**Written exercise:**
In the listing that follows, retype every line from the first through the one containing "import * as". Pictures are to be left out.

--- START Records shown ---

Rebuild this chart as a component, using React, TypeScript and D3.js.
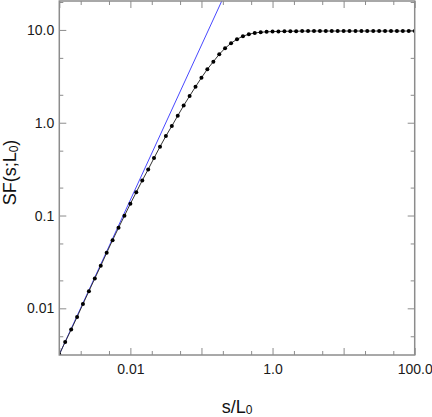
import React, { useEffect, useRef } from "react";
import * as d3 from "d3";

// separation s/L0 (12 samples per decade) and the structure function
const sepX = [
  0.001, 0.00121, 0.00147, 0.00178, 0.00215, 0.00261, 0.00316, 0.00383, 0.00464, 0.00562, 0.00681, 0.00825,
  0.01, 0.0121, 0.0147, 0.0178, 0.0215, 0.0261, 0.0316, 0.0383, 0.0464, 0.0562, 0.0681, 0.0825,
  0.1, 0.121, 0.147, 0.178, 0.215, 0.261, 0.316, 0.383, 0.464, 0.562, 0.681, 0.825,
  1.0, 1.21, 1.47, 1.78, 2.15, 2.61, 3.16, 3.83, 4.64, 5.62, 6.81, 8.25,
  10, 12.1, 14.7, 17.8, 21.5, 26.1, 31.6, 38.3, 46.4, 56.2, 68.1, 82.5,
  100,
];
const sfY = [
  0.00318, 0.00434, 0.0059, 0.00807, 0.0111, 0.0153, 0.021, 0.0287, 0.0396, 0.0543, 0.0737, 0.0993,
  0.134, 0.178, 0.239, 0.314, 0.416, 0.551, 0.719, 0.921, 1.19, 1.53, 1.94, 2.44,
  3.06, 3.77, 4.55, 5.47, 6.35, 7.19, 7.94, 8.55, 8.99, 9.28, 9.44, 9.54,
  9.6, 9.64, 9.67, 9.69, 9.7, 9.71, 9.72, 9.73, 9.73, 9.73, 9.73, 9.73,
  9.73, 9.73, 9.73, 9.73, 9.73, 9.73, 9.73, 9.73, 9.73, 9.73, 9.73, 9.73,
  9.73,
];

// power-law asymptote (blue)
const powerX = [0.001, 0.2];
const powerY = [0.00318, 21.75];

const xMajor = [0.001, 0.01, 0.1, 1, 10, 100];
const xMinor = [0.002, 0.005, 0.02, 0.05, 0.2, 0.5, 2, 5, 20, 50];
const xLabelVals = [0.01, 1, 100];
const xLabelText = ["0.01", "1.0", "100.0"];

const yMajor = [0.01, 0.1, 1, 10];
const yMinor = [0.005, 0.02, 0.05, 0.2, 0.5, 2, 5, 20];
const yLabelVals = [0.01, 0.1, 1, 10];
const yLabelText = ["0.01", "0.1", "1.0", "10.0"];

const W = 432;
const H = 417;
const left = 59.3, right = 414.7, top = 1, bottom = 355;
const font = "'Liberation Sans', Arial, Helvetica, sans-serif";
const axisColor = "#8c8c8c";

export default function App() {
  const ref = useRef<SVGSVGElement>(null);

  useEffect(() => {
    const svg = d3.select(ref.current);
    svg.selectAll("*").remove();

    const x = d3.scaleLog().domain([0.001, 100]).range([left, right]);
    const y = d3.scaleLog().domain([0.00314, 20.5]).range([bottom, top]);

    svg.append("defs").append("clipPath").attr("id", "plotclip")
      .append("rect").attr("x", left).attr("y", top)
      .attr("width", right - left).attr("height", bottom - top);

    const styleTicks = (g: any) => {
      g.select(".domain").remove();
      g.selectAll("line").attr("stroke", axisColor).attr("stroke-width", 1);
    };

    // ticks on all four sides, pointing inward
    const tickSets: [number[], number][] = [[xMajor, 7], [xMinor, 4]];
    tickSets.forEach(([vals, len]) => {
      svg.append("g").attr("transform", `translate(0,${bottom})`)
        .call(d3.axisBottom(x).tickValues(vals).tickSize(-len).tickFormat(() => ""))
        .call(styleTicks);
      svg.append("g").attr("transform", `translate(0,${top})`)
        .call(d3.axisTop(x).tickValues(vals).tickSize(-len).tickFormat(() => ""))
        .call(styleTicks);
    });
    const yTickSets: [number[], number][] = [[yMajor, 7], [yMinor, 4]];
    yTickSets.forEach(([vals, len]) => {
      svg.append("g").attr("transform", `translate(${left},0)`)
        .call(d3.axisLeft(y).tickValues(vals).tickSize(-len).tickFormat(() => ""))
        .call(styleTicks);
      svg.append("g").attr("transform", `translate(${right},0)`)
        .call(d3.axisRight(y).tickValues(vals).tickSize(-len).tickFormat(() => ""))
        .call(styleTicks);
    });

    // tick labels
    svg.append("g").attr("transform", `translate(0,${bottom})`)
      .call(d3.axisBottom(x).tickValues(xLabelVals).tickSize(0).tickPadding(9)
        .tickFormat((d, i) => xLabelText[i]))
      .call((g) => g.select(".domain").remove())
      .call((g) => g.selectAll("text").attr("font-family", font).attr("font-size", 14).attr("fill", "#1a1a1a"));
    svg.append("g").attr("transform", `translate(${left},0)`)
      .call(d3.axisLeft(y).tickValues(yLabelVals).tickSize(0).tickPadding(5)
        .tickFormat((d, i) => yLabelText[i]))
      .call((g) => g.select(".domain").remove())
      .call((g) => g.selectAll("text").attr("font-family", font).attr("font-size", 14).attr("fill", "#1a1a1a"));

    const plot = svg.append("g").attr("clip-path", "url(#plotclip)");

    const powerLine = d3.line<number>().x((d) => x(d)).y((d, i) => y(powerY[i]));
    plot.append("path")
      .datum(powerX)
      .attr("d", powerLine)
      .attr("fill", "none")
      .attr("stroke", "#4848ff")
      .attr("stroke-width", 1);

    const sfLine = d3.line<number>().x((d) => x(d)).y((d, i) => y(sfY[i]));
    plot.append("path")
      .datum(sepX)
      .attr("d", sfLine)
      .attr("fill", "none")
      .attr("stroke", "#333")
      .attr("stroke-width", 1);

    plot.selectAll(".pt")
      .data(sepX)
      .join("circle")
      .attr("class", "pt")
      .attr("cx", (d) => x(d))
      .attr("cy", (d, i) => y(sfY[i]))
      .attr("r", 2)
      .attr("fill", "#000");

    // frame
    svg.append("rect")
      .attr("x", left).attr("y", top)
      .attr("width", right - left).attr("height", bottom - top)
      .attr("fill", "none").attr("stroke", axisColor).attr("stroke-width", 1.5);

    // axis titles
    const xt = svg.append("text")
      .attr("x", (left + right) / 2).attr("y", 412.5)
      .attr("text-anchor", "middle")
      .attr("font-family", font).attr("font-size", 18).attr("fill", "#111");
    xt.append("tspan").text("s/L");
    xt.append("tspan").attr("font-size", 12).attr("dy", 1.5).text("0");

    const yt = svg.append("text")
      .attr("transform", `translate(16,172.5) rotate(-90)`)
      .attr("text-anchor", "middle")
      .attr("font-family", font).attr("font-size", 18).attr("fill", "#111");
    yt.append("tspan").text("SF(s;L");
    yt.append("tspan").attr("font-size", 12).attr("dy", 2).text("0");
    yt.append("tspan").attr("dy", -2).text(")");
  }, []);

  return (
    <svg
      ref={ref}
      width={W}
      height={H}
      style={{ position: "absolute", left: 0, top: 0, background: "#fff" }}
    />
  );
}
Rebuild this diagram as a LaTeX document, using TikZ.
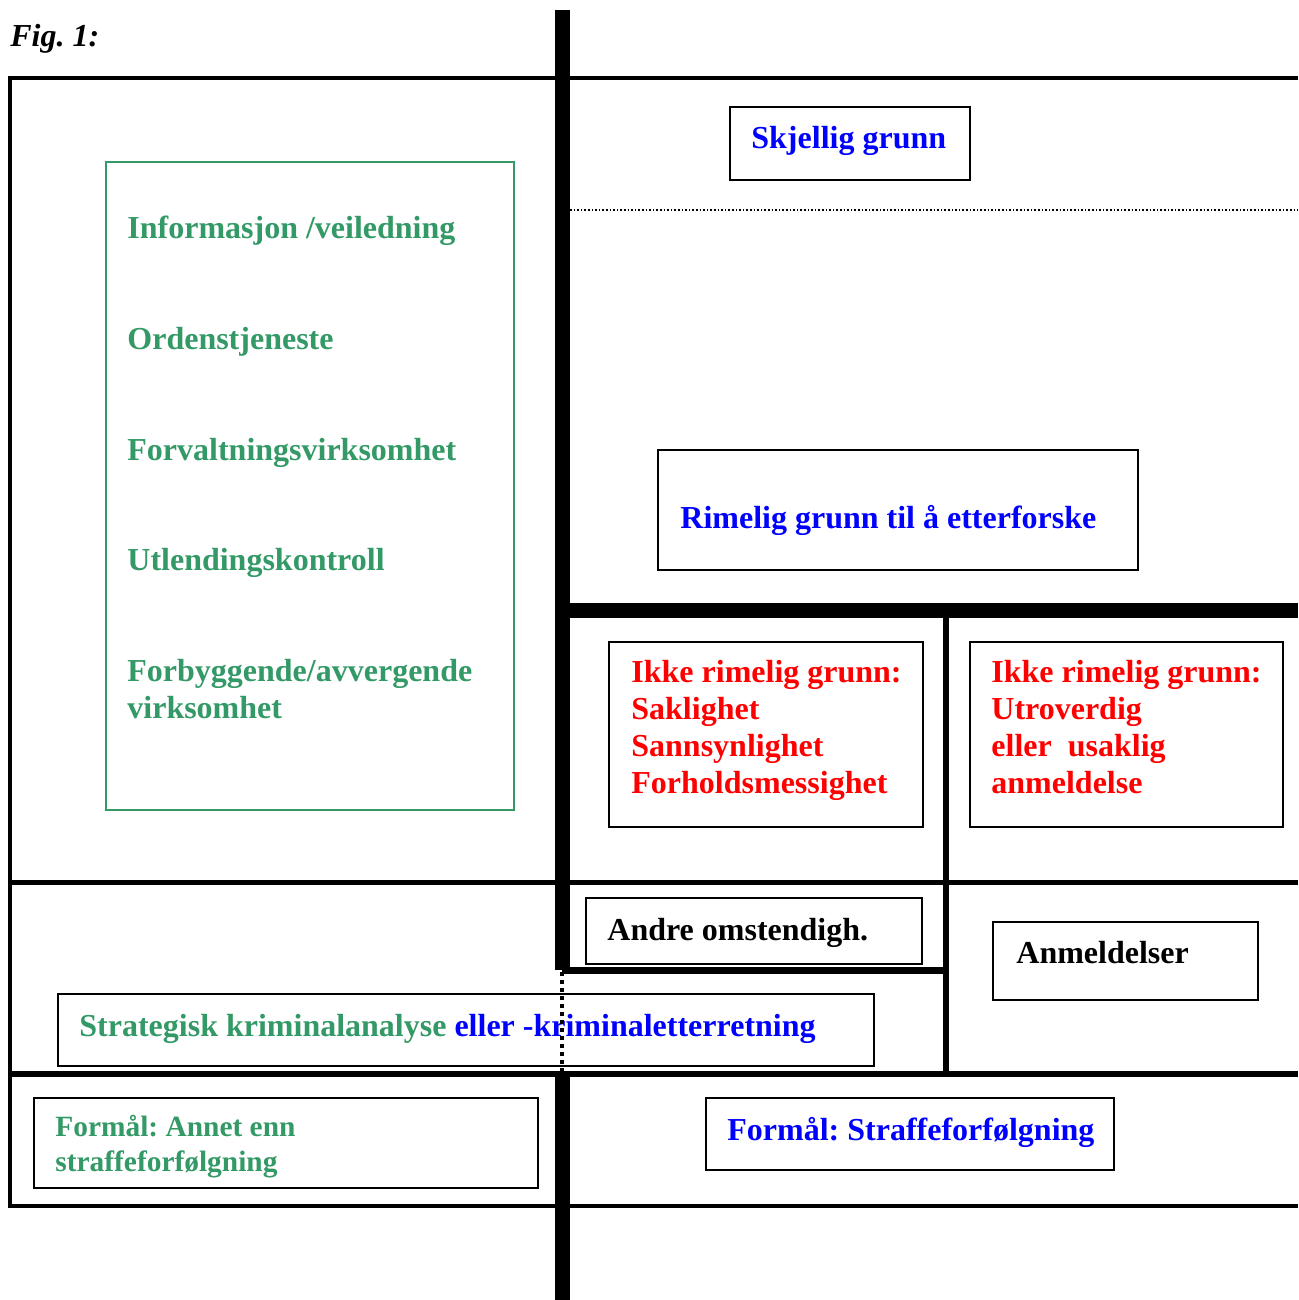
\documentclass[tikz,border=0pt]{standalone}
\usepackage{fontspec}
\setmainfont{Liberation Serif}
\frenchspacing
\definecolor{seagrn}{RGB}{51,153,102}
\definecolor{pureblue}{RGB}{0,0,255}
\definecolor{purered}{RGB}{255,0,0}
\tikzset{
  frameline/.style={line width=2pt},
  heavyline/.style={line width=7.5pt},
  boxline/.style={draw, line width=1pt},
  label/.style={anchor=base west, inner sep=0pt, align=left,
    font=\fontsize{16}{18.5}\selectfont\bfseries},
  smalllabel/.style={label, font=\fontsize{14.7}{17.5}\selectfont\bfseries}
}
\begin{document}
\begin{tikzpicture}[x=0.5pt,y=-0.5pt]
  \useasboundingbox (0,0) rectangle (1298,1300);
  % Title
  \node[label, font=\fontsize{16}{18.5}\selectfont\bfseries\itshape] (fig) at (10,47) {Fig. 1:};

  % Outer frame
  \draw[frameline] (1298,78) -- (10,78) -- (10,1206) -- (1298,1206);
  \draw[line width=2.5pt] (10,882) -- (1298,882);
  \draw[line width=3pt] (10,1074) -- (1298,1074);
  % Heavy dividers
  \draw[heavyline] (562,10) -- (562,970);
  \draw[heavyline] (562,1077) -- (562,1300);
  \draw[heavyline] (562,610) -- (1298,610);
  \draw[line width=3.5pt] (562,970.5) -- (946,970.5);
  \draw[line width=3pt] (946,614) -- (946,1074);
  \draw[line width=0.8pt, dash pattern=on 0.8pt off 1pt] (570,210) -- (1298,210);

  % Boxes
  \draw[boxline, seagrn] (106,162) rectangle (514,810);
  \draw[boxline] (730,107) rectangle (970,180);
  \draw[boxline] (658,450) rectangle (1138,570);
  \draw[boxline] (609,642) rectangle (923,827);
  \draw[boxline] (970,642) rectangle (1283,827);
  \draw[boxline] (586,898) rectangle (922,964);
  \draw[boxline] (993,922) rectangle (1258,1000);
  \draw[boxline] (58,994) rectangle (874,1066);
  \draw[boxline] (34,1098) rectangle (538,1188);
  \draw[boxline] (706,1098) rectangle (1114,1170);

  % Left column (multi-line labels sit on their last baseline)
  \node[label, seagrn] (info) at (127,239) {Informasjon /veiledning};
  \node[label, seagrn] (orden) at (127,349) {Ordenstjeneste};
  \node[label, seagrn] (forv) at (127,460) {Forvaltningsvirksomhet};
  \node[label, seagrn] (utl) at (127,570) {Utlendingskontroll};
  \node[label, seagrn] (forb) at (127,718) {Forbyggende/avvergende\\virksomhet};

  % Right column
  \node[label, pureblue] (skj) at (751,149) {Skjellig grunn};
  \node[label, pureblue] (rim) at (680,528) {Rimelig grunn til å etterforske};
  \node[label, purered] (ikkeA) at (631,793) {Ikke rimelig grunn:\\Saklighet\\Sannsynlighet\\Forholdsmessighet};
  \node[label, purered] (ikkeB) at (991,793) {Ikke rimelig grunn:\\Utroverdig\\eller~~usaklig\\anmeldelse};
  \node[label] (andre) at (607,940) {Andre omstendigh.};
  \node[label] (anm) at (1016,963) {Anmeldelser};
  \node[label, seagrn] (strat) at (79,1036) {Strategisk kriminalanalyse \textcolor{pureblue}{eller -kriminaletterretning}};
  \node[smalllabel, seagrn] (annet) at (55,1171) {Formål: Annet enn\\straffeforfølgning};
  \node[label, pureblue] (straff) at (727,1140) {Formål: Straffeforfølgning};

  % Dotted crossing
  \draw[line width=2pt, dash pattern=on 2pt off 2pt] (562,972) -- (562,1072);
\end{tikzpicture}
\end{document}
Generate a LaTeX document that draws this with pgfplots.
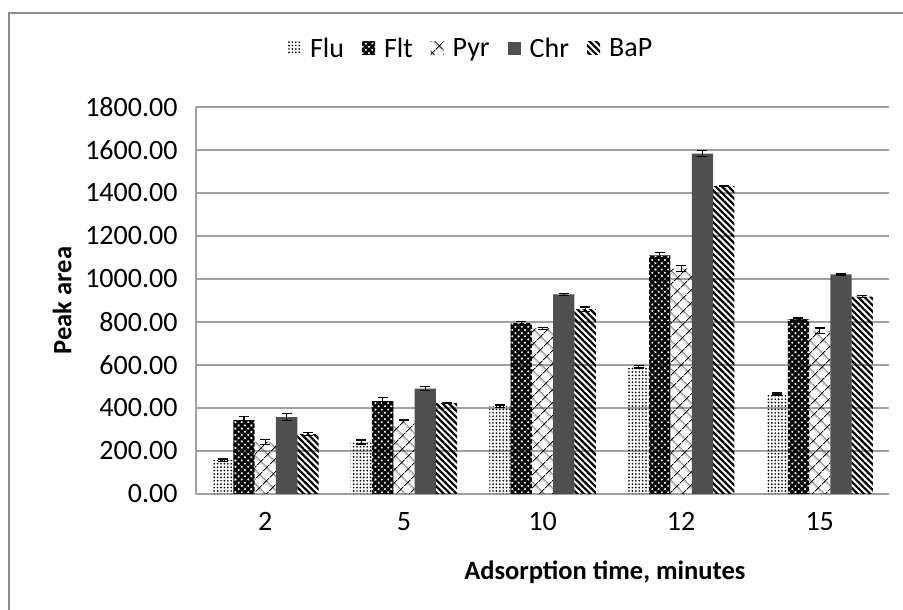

--- END Records shown ---

**Answer for the task:**
Rebuild this chart as a component, using React, TypeScript and D3.js.
import React, { useEffect, useRef } from "react";
import * as d3 from "d3";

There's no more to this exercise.